Job> Look at the data below and print exactly the lines from its first line through the line with "heart_nb11_err = [0.040, 0.030, 0.110, 0.083, 0.110]"; the pictures stay out of the copy.

'''

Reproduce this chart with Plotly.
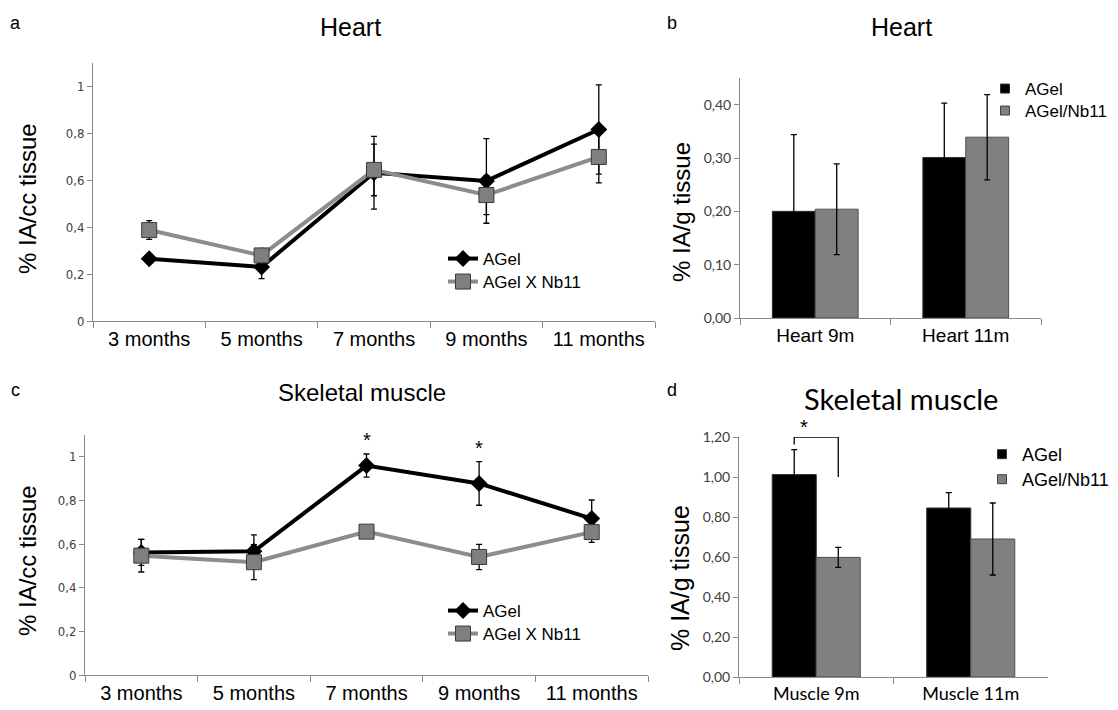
import plotly.graph_objects as go

# ---------------- data ----------------
months = ["3 months", "5 months", "7 months", "9 months", "11 months"]

heart_agel = [0.265, 0.230, 0.631, 0.596, 0.815]
heart_agel_err = [0.015, 0.050, 0.155, 0.180, 0.190]
heart_nb11 = [0.387, 0.279, 0.643, 0.536, 0.698]
heart_nb11_err = [0.040, 0.030, 0.110, 0.083, 0.110]

muscle_agel = [0.562, 0.567, 0.960, 0.878, 0.717]
muscle_agel_err = [0.060, 0.075, 0.053, 0.100, 0.085]
muscle_nb11 = [0.547, 0.517, 0.657, 0.541, 0.655]
muscle_nb11_err = [0.075, 0.080, 0.010, 0.058, 0.047]

heart_bar_cats = ["Heart 9m", "Heart 11m"]
heart_bar_agel = [0.200, 0.301]
heart_bar_agel_err = [0.144, 0.102]
heart_bar_nb11 = [0.204, 0.339]
heart_bar_nb11_err = [0.085, 0.080]

muscle_bar_cats = ["Muscle 9m", "Muscle 11m"]
muscle_bar_agel = [1.012, 0.845]
muscle_bar_agel_err = [0.125, 0.077]
muscle_bar_nb11 = [0.598, 0.690]
muscle_bar_nb11_err = [0.050, 0.180]

line_ticks = [0, 0.2, 0.4, 0.6, 0.8, 1]
line_ticktext = ["0", "0,2", "0,4", "0,6", "0,8", "1"]
heart_bar_ticks = [0, 0.1, 0.2, 0.3, 0.4]
heart_bar_ticktext = ["0,00", "0,10", "0,20", "0,30", "0,40"]
muscle_bar_ticks = [0, 0.2, 0.4, 0.6, 0.8, 1.0, 1.2]
muscle_bar_ticktext = ["0,00", "0,20", "0,40", "0,60", "0,80", "1,00", "1,20"]

star_months = ["7 months", "9 months"]
star_levels = [1.076, 1.040]

# ---------------- styling helpers ----------------
PAGE_OFF = 8                      # default body margin of the page
W, H = 1118 - PAGE_OFF, 710 - PAGE_OFF
ARIAL = "Liberation Sans, Arial, sans-serif"
NARROW = "Liberation Sans Narrow, Arial Narrow, DejaVu Sans Condensed, sans-serif"
CALIBRI = "Lato, Carlito, Calibri, Open Sans, sans-serif"
AXIS_GRAY = "#8a8a8a"
BAR_GAP = 0.43
BLACK_LINE = dict(color="black", width=4)
GRAY_LINE = dict(color="#8c8c8c", width=4)
DIAMOND = dict(symbol="diamond", size=13, color="black")
SQUARE = dict(symbol="square", size=15, color="#7f7f7f", line=dict(color="#3a3a3a", width=1))


def px_x(p):
    return (p - PAGE_OFF) / W


def px_y(p):
    return 1 - (p - PAGE_OFF) / H


fig = go.Figure()

err_style = dict(type="data", color="black", thickness=1.3, width=3)

# ---- panel a (Heart, lines) ----
fig.add_trace(go.Scatter(
    x=months, y=heart_agel, name="AGel", mode="lines+markers",
    line=BLACK_LINE, marker=DIAMOND,
    error_y=dict(array=heart_agel_err, **err_style),
    xaxis="x", yaxis="y", legend="legend"))
fig.add_trace(go.Scatter(
    x=months, y=heart_nb11, name="AGel X Nb11", mode="lines+markers",
    line=GRAY_LINE, marker=SQUARE,
    error_y=dict(array=heart_nb11_err, **err_style),
    xaxis="x", yaxis="y", legend="legend2"))

# ---- panel c (Skeletal muscle, lines) ----
fig.add_trace(go.Scatter(
    x=months, y=muscle_agel, name="AGel", mode="lines+markers",
    line=BLACK_LINE, marker=DIAMOND,
    error_y=dict(array=muscle_agel_err, **err_style),
    xaxis="x3", yaxis="y3", legend="legend3"))
fig.add_trace(go.Scatter(
    x=months, y=muscle_nb11, name="AGel X Nb11", mode="lines+markers",
    line=GRAY_LINE, marker=SQUARE,
    error_y=dict(array=muscle_nb11_err, **err_style),
    xaxis="x3", yaxis="y3", legend="legend4"))

# ---- panel b (Heart, bars) ----
bar_err = dict(type="data", color="black", thickness=1.3, width=3)
BLACK_BAR = dict(color="black", line=dict(color="#303030", width=1))
GRAY_BAR = dict(color="#808080", line=dict(color="#505050", width=1))

fig.add_trace(go.Bar(
    x=heart_bar_cats, y=heart_bar_agel, name="AGel", marker=BLACK_BAR,
    error_y=dict(array=heart_bar_agel_err, **bar_err),
    xaxis="x2", yaxis="y2", showlegend=False, offsetgroup="b1"))
fig.add_trace(go.Bar(
    x=heart_bar_cats, y=heart_bar_nb11, name="AGel/Nb11", marker=GRAY_BAR,
    error_y=dict(array=heart_bar_nb11_err, **bar_err),
    xaxis="x2", yaxis="y2", showlegend=False, offsetgroup="b2"))

# ---- panel d (Skeletal muscle, bars) ----
fig.add_trace(go.Bar(
    x=muscle_bar_cats, y=muscle_bar_agel, name="AGel", marker=BLACK_BAR,
    error_y=dict(array=muscle_bar_agel_err, **bar_err),
    xaxis="x4", yaxis="y4", showlegend=False, offsetgroup="d1"))
fig.add_trace(go.Bar(
    x=muscle_bar_cats, y=muscle_bar_nb11, name="AGel/Nb11", marker=GRAY_BAR,
    error_y=dict(array=muscle_bar_nb11_err, **bar_err),
    xaxis="x4", yaxis="y4", showlegend=False, offsetgroup="d2"))

# small square legend keys for the bar panels (Excel-style)
for name, col, edge, leg, xa, ya in [
        ("AGel", "black", "#303030", "legend5", "x2", "y2"),
        ("AGel/Nb11", "#808080", "#404040", "legend6", "x2", "y2"),
        ("AGel", "black", "#303030", "legend7", "x4", "y4"),
        ("AGel/Nb11", "#808080", "#404040", "legend8", "x4", "y4")]:
    fig.add_trace(go.Scatter(
        x=[None], y=[None], name=name, mode="markers",
        marker=dict(symbol="square", size=9, color=col, line=dict(color=edge, width=1)),
        xaxis=xa, yaxis=ya, legend=leg, hoverinfo="skip"))


def xax(domain, anchor, rng, font):
    return dict(domain=domain, anchor=anchor, type="category", range=rng,
                showline=True, linecolor=AXIS_GRAY, linewidth=1,
                ticks="outside", tickson="boundaries", ticklen=6,
                tickcolor=AXIS_GRAY, showgrid=False, zeroline=False,
                tickfont=font, fixedrange=True)


def yax(domain, anchor, rng, tv, tt, font):
    return dict(domain=domain, anchor=anchor, range=rng,
                tickvals=tv, ticktext=tt,
                showline=True, linecolor=AXIS_GRAY, linewidth=1,
                ticks="outside", ticklen=5, tickcolor=AXIS_GRAY,
                showgrid=False, zeroline=False, tickfont=font, fixedrange=True)


line_tick_font = dict(family=NARROW, size=13, color="#404040")
bar_tick_font = dict(family=CALIBRI, size=14, color="#404040")


def legend_at(xp, y_center, size):
    # single-entry legend, placed so that its text is centred on y_center
    return dict(x=px_x(xp), y=px_y(y_center - 17), xanchor="left", yanchor="top",
                font=dict(family=ARIAL, size=size, color="black"),
                bgcolor="rgba(0,0,0,0)", itemwidth=30)


fig.update_layout(
    width=W, height=H,
    margin=dict(l=0, r=0, t=0, b=0, autoexpand=False),
    paper_bgcolor="white", plot_bgcolor="white",
    barmode="group", bargap=BAR_GAP, bargroupgap=0,
    xaxis=xax([px_x(93), px_x(655)], "y", [-0.5, 4.5],
              dict(family=ARIAL, size=20, color="black")),
    yaxis=yax([px_y(321), px_y(62.5)], "x", [0, 1.1], line_ticks, line_ticktext, line_tick_font),
    xaxis2=xax([px_x(740), px_x(1041)], "y2", [-0.5, 1.5],
               dict(family=ARIAL, size=19, color="black")),
    yaxis2=yax([px_y(318), px_y(78)], "x2", [0, 0.45], heart_bar_ticks, heart_bar_ticktext, bar_tick_font),
    xaxis3=xax([px_x(85), px_x(648)], "y3", [-0.5, 4.5],
               dict(family=ARIAL, size=20, color="black")),
    yaxis3=yax([px_y(675), px_y(435)], "x3", [0, 1.1], line_ticks, line_ticktext, line_tick_font),
    xaxis4=xax([px_x(739), px_x(1048)], "y4", [-0.5, 1.5],
               dict(family=CALIBRI, size=18, color="black")),
    yaxis4=yax([px_y(677), px_y(437)], "x4", [0, 1.2], muscle_bar_ticks, muscle_bar_ticktext, bar_tick_font),
    legend=legend_at(443, 258, 17),
    legend2=legend_at(443, 281, 17),
    legend3=legend_at(443, 610, 17),
    legend4=legend_at(443, 633, 17),
    legend5=legend_at(985, 88, 17),
    legend6=legend_at(985, 110, 17),
    legend7=legend_at(982, 453, 18),
    legend8=legend_at(982, 478, 18),
)


def paper_text(text, xp, yp, size, family=ARIAL, angle=0):
    return dict(text=text, x=px_x(xp), y=px_y(yp), xref="paper", yref="paper",
                xanchor="center", yanchor="middle", showarrow=False, textangle=angle,
                font=dict(family=family, size=size, color="black"))


annotations = []
# panel letters
for letter, xp, yp in [("a", 15, 23), ("b", 672, 23), ("c", 15, 390), ("d", 672, 390)]:
    annotations.append(paper_text(letter, xp, yp, 18))
# panel titles
annotations += [
    paper_text("Heart", 350, 27, 25),
    paper_text("Heart", 901, 27, 25),
    paper_text("Skeletal muscle", 362, 392, 24),
    paper_text("Skeletal muscle", 901, 399, 29, family=CALIBRI),
]
# y axis titles
annotations += [
    paper_text("% IA/cc tissue", 27, 199, 24, angle=-90),
    paper_text("% IA/cc tissue", 27, 561, 24, angle=-90),
    paper_text("% IA/g tissue", 681, 212, 24, angle=-90),
    paper_text("% IA/g tissue", 680, 578, 25, angle=-90),
]
# significance stars in panel c
for m, lvl in zip(star_months, star_levels):
    annotations.append(dict(text="*", x=m, y=lvl, xref="x3", yref="y3", showarrow=False,
                            font=dict(family=ARIAL, size=20, color="black")))

# bracket + star in panel d (between the two bars of the first category)
half = (1 - BAR_GAP) / 4
bracket_top = 1.2
left_foot = muscle_bar_agel[0] + muscle_bar_agel_err[0] + 0.025
right_foot = muscle_bar_agel[0] - 0.012
annotations.append(dict(text="*", x=-half + 0.06, y=bracket_top - 0.001, xref="x4", yref="y4",
                        yanchor="bottom", yshift=-3,
                        showarrow=False, font=dict(family=ARIAL, size=20, color="black")))
fig.update_layout(annotations=annotations)

shape_line = dict(color="black", width=1.3)
fig.add_shape(type="line", xref="x4", yref="y4", x0=-half, x1=-half, y0=left_foot, y1=bracket_top, line=shape_line)
fig.add_shape(type="line", xref="x4", yref="y4", x0=-half, x1=half, y0=bracket_top, y1=bracket_top, line=shape_line)
fig.add_shape(type="line", xref="x4", yref="y4", x0=half, x1=half, y0=right_foot, y1=bracket_top, line=shape_line)

fig.write_html("out.html")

'''

Reply>
Reproduce this chart with Plotly.
import plotly.graph_objects as go

# ---------------- data ----------------
months = ["3 months", "5 months", "7 months", "9 months", "11 months"]

heart_agel = [0.265, 0.230, 0.631, 0.596, 0.815]
heart_agel_err = [0.015, 0.050, 0.155, 0.180, 0.190]
heart_nb11 = [0.387, 0.279, 0.643, 0.536, 0.698]
heart_nb11_err = [0.040, 0.030, 0.110, 0.083, 0.110]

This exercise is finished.